One similarity (but yet different) with John’s morning talk was around access to justice. For John, this was the issue of standing – how groups become aggregates of individuals or otherwise have their identities transformed through and in the legal/juridical encounter (broadly understood). For these three activists, access to justice was not enough money, lawyers, time, court attention, and other organizational resources. I’ve heard Jackie speak elsewhere on the dilemmas of litigating for those who are precisely not the poorest of the poor but that angle did not come out here. (See J Dugard in Part 3 of the South African Journal on Human Rights for her story of the Phiri water rights campaign thus far.)

One difference (but yet similar) was the local versus global framing.
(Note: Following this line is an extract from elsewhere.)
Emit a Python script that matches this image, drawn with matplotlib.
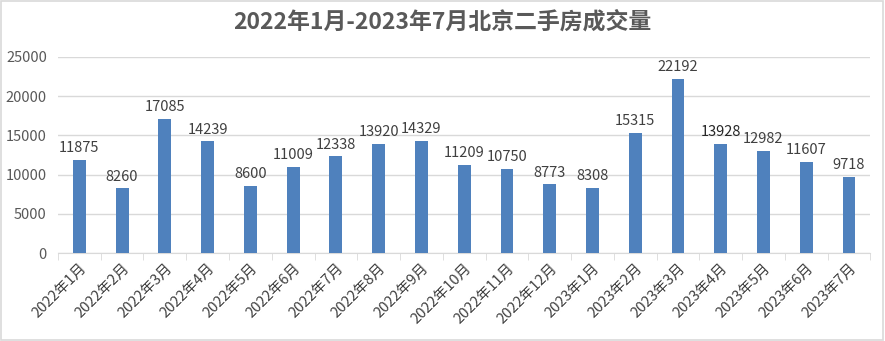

While he is not that beast, John could almost not help but at times sound like a comparative constitutional lawyer – the sheer volume of doctrinal holdings dispensed was enormous. On the other hand, apart from some backgrounding by Jackie, the afternoon sessions had little doctrine and moreover became explicitly anti-comparative constitutionalist. In response to a question about Kenya looking South for guidance, Jackie and Dale both advised against borrowing from South African legal models, at least with respect to the TRC. (Indeed, the Kenyan version will be the TRJ(for Justice)C). Phumi was silent on that one, perhaps implicitly approving some borrowing.

I came away wondering whether rights campaigning (think CALS, think TAC, think Khulamani) in the courts (think SA, think NYC) was indeed becoming or has already become the base narrative of legitimacy for transformation in our current juridified global politics. It is much easier to imagine a win in a New York City court for a Nigerian case than it is to imagine an election linking those two locations. In order to pursue emancipatory politics, it is important to have a good story to tell and a successful rights case is a good story.